Fortunately, there are ways to improve this immediately. Unfortunately, it shouldn’t have taken this long.
We got a stark reminder of this on May 18.
A man was sitting in his car just before noon, ready to go for a drive because he needed to clear his head. He started the engine, all the while trying to fight off the loud voices clamoring in his brain. His mind spiraled out of control, he did a U-turn and slammed his car into a crowd of people in Times Square. He killed a young woman and injured 22 others.
This man is a US Navy veteran. This man has a mental illness. This man is not alone.
According to the Department of Veterans Affairs, in 2014 an average of 20 veterans committed suicide each day, shining a light on only the most visible group of vets suffering from mental illness. Of those 20, only six were users of VA services. Veterans who are dishonorably discharged or who make too much money wouldn’t be eligible for counseling.
A Government Accountability Office study published this month showed that 60 percent of troops who have been discharged for misconduct in recent years suffered from post-traumatic stress disorder or some other type of brain injury.

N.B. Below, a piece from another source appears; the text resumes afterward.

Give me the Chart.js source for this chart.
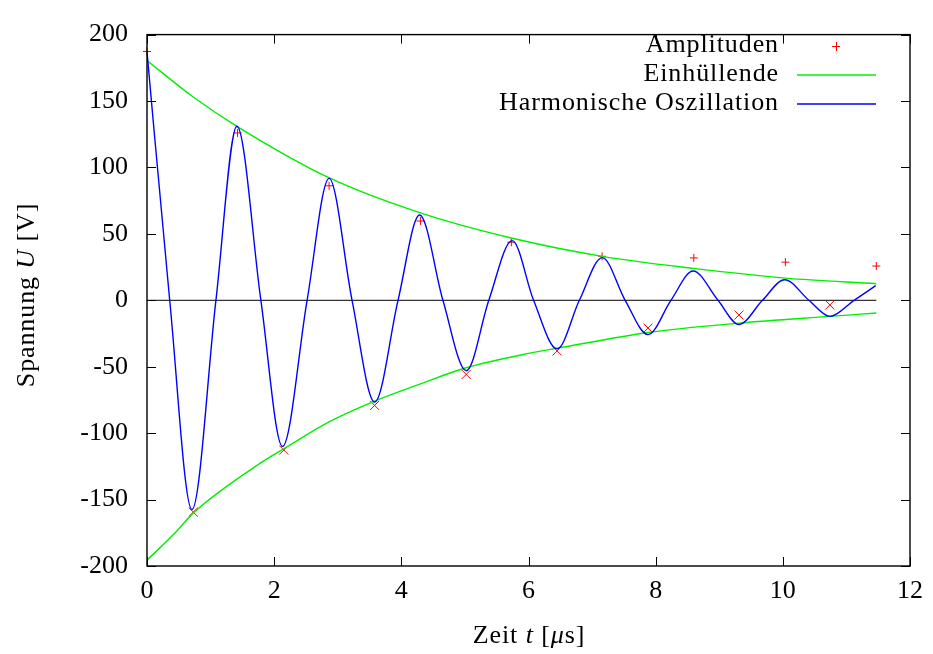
<!DOCTYPE html>
<html>
<head>
<meta charset="utf-8">
<title>Gedämpfte Schwingung</title>
<script src="https://cdn.jsdelivr.net/npm/chart.js@4.4.1/dist/chart.umd.min.js"></script>
<style>
    html, body { margin: 0; padding: 0; background: #fff; }
    canvas { display: block; }
</style>
</head>
<body>
<canvas id="chart" width="933" height="654"></canvas>
<script>
// --- Daten ---
const xTicks = [0, 2, 4, 6, 8, 10, 12];
const yTicks = [-200, -150, -100, -50, 0, 50, 100, 150, 200];

// Amplituden: Maxima (+) und Minima (x)
const maxT = [0, 1.424, 2.864, 4.30, 5.73, 7.157, 8.60, 10.04, 11.47];
const maxU = [187.3, 126, 86.2, 59.7, 43.7, 33.1, 31.9, 28.7, 25.8];
const minT = [0.728, 2.152, 3.58, 5.02, 6.45, 7.88, 9.31, 10.74];
const minU = [-159.4, -112.7, -79.1, -55.8, -38.1, -20.9, -11.1, -3.5];

// Einhüllende oben / unten
const obenT = [0, 0.727, 1.42, 2.86, 4.30, 5.73, 7.16, 8.60, 10.04, 11.47];
const obenU = [180.5, 153, 130.8, 92.3, 65.8, 46.9, 33.1, 24, 16.7, 12.5];
const untenT = [0, 0.47, 0.73, 1.80, 2.15, 2.87, 3.58, 4.29, 5.02, 6.02, 6.45, 7.88, 9.31, 10.74, 11.47];
const untenU = [-195.7, -173.6, -160, -122, -111.8, -91.4, -75.9, -63.1, -50.8, -39.8, -36.1, -24.2, -17.2, -12.1, -9.6];

// Harmonische Oszillation: Startwert, Extrema und Nulldurchgänge
const oszT = [0, 0.357, 0.707, 1.084, 1.414, 1.791, 2.131, 2.518, 2.864, 3.225, 3.581, 3.948, 4.288,
    4.654, 5.021, 5.376, 5.743, 6.08, 6.45, 6.80, 7.16, 7.52, 7.88, 8.24, 8.59, 8.98, 9.31, 9.68,
    10.03, 10.41, 10.74, 11.12, 11.46];
const oszU = [187, 0, -157.6, 0, 131, 0, -110, 0, 91.8, 0, -76.6, 0, 64.2,
    0, -53, 0, 44.9, 0, -36.6, 0, 32.1, 0, -25.8, 0, 22.1, 0, -18.2, 0,
    15.5, 0, -12.1, 0, 11.0];

const nullT = [0, 11.47];
const nullU = [0, 0];

const schrift = '"Liberation Serif", "DejaVu Serif", serif';
const groesse = 26;

function punkte(ts, us) {
    return ts.map((t, i) => ({ x: t, y: us[i] }));
}

// Text mit kursiven Teilen zeichnen: teile = [[text, kursiv], ...]
function zeichneText(ctx, teile, x, y, ausrichtung) {
    const fonts = teile.map(t => (t[1] ? 'italic ' : '') + groesse + 'px ' + schrift);
    ctx.letterSpacing = '0.9px';
    let breite = 0;
    teile.forEach((t, i) => { ctx.font = fonts[i]; breite += ctx.measureText(t[0]).width; });
    let start = x;
    if (ausrichtung === 'center') start = x - breite / 2;
    if (ausrichtung === 'right') start = x - breite;
    ctx.textAlign = 'left';
    ctx.textBaseline = 'middle';
    teile.forEach((t, i) => {
        ctx.font = fonts[i];
        ctx.fillText(t[0], start, y);
        start += ctx.measureText(t[0]).width;
    });
    ctx.letterSpacing = '0px';
}

const rahmenPlugin = {
    id: 'rahmen',
    afterDraw(chart) {
        const { ctx, chartArea: a, scales } = chart;
        const sx = scales.x, sy = scales.y;
        ctx.save();
        ctx.strokeStyle = '#000';
        ctx.lineWidth = 1.4;
        ctx.strokeRect(a.left, a.top, a.right - a.left, a.bottom - a.top);

        // Ticks nach innen, auf allen Seiten
        ctx.lineWidth = 1;
        ctx.beginPath();
        xTicks.forEach(v => {
            const px = Math.round(sx.getPixelForValue(v)) + 0.5;
            ctx.moveTo(px, a.bottom); ctx.lineTo(px, a.bottom - 9);
            ctx.moveTo(px, a.top); ctx.lineTo(px, a.top + 9);
        });
        yTicks.forEach(v => {
            const py = Math.round(sy.getPixelForValue(v)) + 0.5;
            ctx.moveTo(a.left, py); ctx.lineTo(a.left + 9, py);
            ctx.moveTo(a.right, py); ctx.lineTo(a.right - 9, py);
        });
        ctx.stroke();

        // Achsenbeschriftungen
        ctx.fillStyle = '#000';
        zeichneText(ctx, [['Zeit ', false], ['t', true], [' [', false], ['μ', true], ['s]', false]], 529, 636, 'center');
        ctx.save();
        ctx.translate(27, 295);
        ctx.rotate(-Math.PI / 2);
        zeichneText(ctx, [['Spannung ', false], ['U', true], [' [V]', false]], 0, 0, 'center');
        ctx.restore();

        // Legende
        zeichneText(ctx, [['Amplituden', false]], 779, 45, 'right');
        zeichneText(ctx, [['Einhüllende', false]], 779, 74, 'right');
        zeichneText(ctx, [['Harmonische Oszillation', false]], 779, 103, 'right');
        ctx.strokeStyle = '#ff0000';
        ctx.lineWidth = 1;
        ctx.beginPath();
        ctx.moveTo(832, 46.5); ctx.lineTo(840, 46.5);
        ctx.moveTo(836.5, 42); ctx.lineTo(836.5, 51);
        ctx.stroke();
        ctx.lineWidth = 1.3;
        ctx.strokeStyle = '#00f000';
        ctx.beginPath(); ctx.moveTo(797, 75); ctx.lineTo(876, 75); ctx.stroke();
        ctx.strokeStyle = '#0000ff';
        ctx.beginPath(); ctx.moveTo(797, 104); ctx.lineTo(876, 104); ctx.stroke();
        ctx.restore();
    }
};

const linie = (daten, farbe, breite) => ({
    data: daten,
    borderColor: farbe,
    borderWidth: breite,
    pointRadius: 0,
    fill: false,
    cubicInterpolationMode: 'monotone'
});

new Chart(document.getElementById('chart').getContext('2d'), {
    type: 'line',
    data: {
        datasets: [
            linie(punkte(oszT, oszU), '#0000ff', 1.4),
            linie(punkte(obenT, obenU), '#00f000', 1.4),
            linie(punkte(untenT, untenU), '#00f000', 1.4),
            {
                data: punkte(maxT, maxU),
                showLine: false,
                pointStyle: 'cross',
                pointRadius: 4,
                borderColor: '#ff0000',
                borderWidth: 1,
                clip: false
            },
            {
                data: punkte(minT, minU),
                showLine: false,
                pointStyle: 'crossRot',
                pointRadius: 6.4,
                borderColor: '#ff0000',
                borderWidth: 1,
                clip: false
            },
            { data: punkte(nullT, nullU), borderColor: '#000', borderWidth: 1, pointRadius: 0, tension: 0 }
        ]
    },
    options: {
        responsive: false,
        animation: false,
        events: [],
        layout: { padding: { top: 23, right: 22, left: 0, bottom: 0 } },
        plugins: {
            legend: { display: false },
            tooltip: { enabled: false }
        },
        scales: {
            x: {
                type: 'linear',
                min: 0,
                max: 12,
                afterFit: s => { s.height = 88; },
                afterBuildTicks: s => { s.ticks = xTicks.map(v => ({ value: v })); },
                grid: { display: false, drawTicks: false },
                border: { display: false },
                ticks: {
                    padding: 10,
                    color: '#000',
                    maxRotation: 0,
                    autoSkip: false,
                    font: { family: schrift, size: groesse },
                    callback: v => String(v)
                }
            },
            y: {
                type: 'linear',
                min: -200,
                max: 200,
                afterFit: s => { s.width = 147; },
                afterBuildTicks: s => { s.ticks = yTicks.map(v => ({ value: v })); },
                grid: { display: false, drawTicks: false },
                border: { display: false },
                ticks: {
                    padding: 19,
                    color: '#000',
                    autoSkip: false,
                    font: { family: schrift, size: groesse },
                    callback: v => String(v)
                }
            }
        }
    },
    plugins: [rahmenPlugin]
});
</script>
</body>
</html>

In addition, there are thousands of veterans with active duty, National Guard and Military Reserve service who were honorably, or less-than-honorably, discharged from the military who don’t get the mental-health counseling they need because the eligibility requirements and the VA health system’s complex bureaucracy put such treatment too far out of their reach.
Overall, there are roughly 20.8 million veterans in the United States. Of those, 7 million are enrolled in the Veterans Health Administration.
One of the main reasons for lack of enrollment is the high number of veterans who were dishonorably discharged, don’t qualify because of their income or served in other branches such as the reserves.
According to the Department of Veterans Affairs, in 2014 an average of 20 veterans committed suicide each day.
The VA estimates 22,000 veterans with mental illnesses have received other-than-honorable discharges since 2009. They would all be ineligible for mental-health counseling through the VA.
That’s why I have introduced legislation that would provide free mental-health counseling to all United States military veterans. This bill would ensure that any veteran — whether they’re active duty, discharged honorably or dishonorably or served in the National Guard or in the Military Reserves — is given full access to the help and treatment they need.
But here’s the thing: The process of going through the bureaucracy of demonstrating mental illness to VA officials can dissuade even veterans who are currently eligible from seeking help.
Eliminating the discharge- and income-eligibility process will help all vets. It’ll increase the number of now-eligible vets getting care as well as speed up the process of getting treatment for everyone.
Many of us have seen a veteran who lost a limb or suffered a severe burn while fighting overseas. What none of us sees are the mental wounds that come with serving.
They don’t just vanish, they can’t be stitched back together and they can’t be easily explained to bureaucrats. They linger with our men and women through dark and lonely nights, where the only voices they hear are the ones from the battlefield.
This is a very real and serious epidemic we’re facing in our country. We have an obligation as a grateful nation to say “thank you” to our veterans by caring for each one of them, not just talking about it.
With Memorial Day here, let’s remember that parades, waving American flags and “saluting our troops” are all essential, but we also need to serve our living veterans when they are truly at their lowest moment.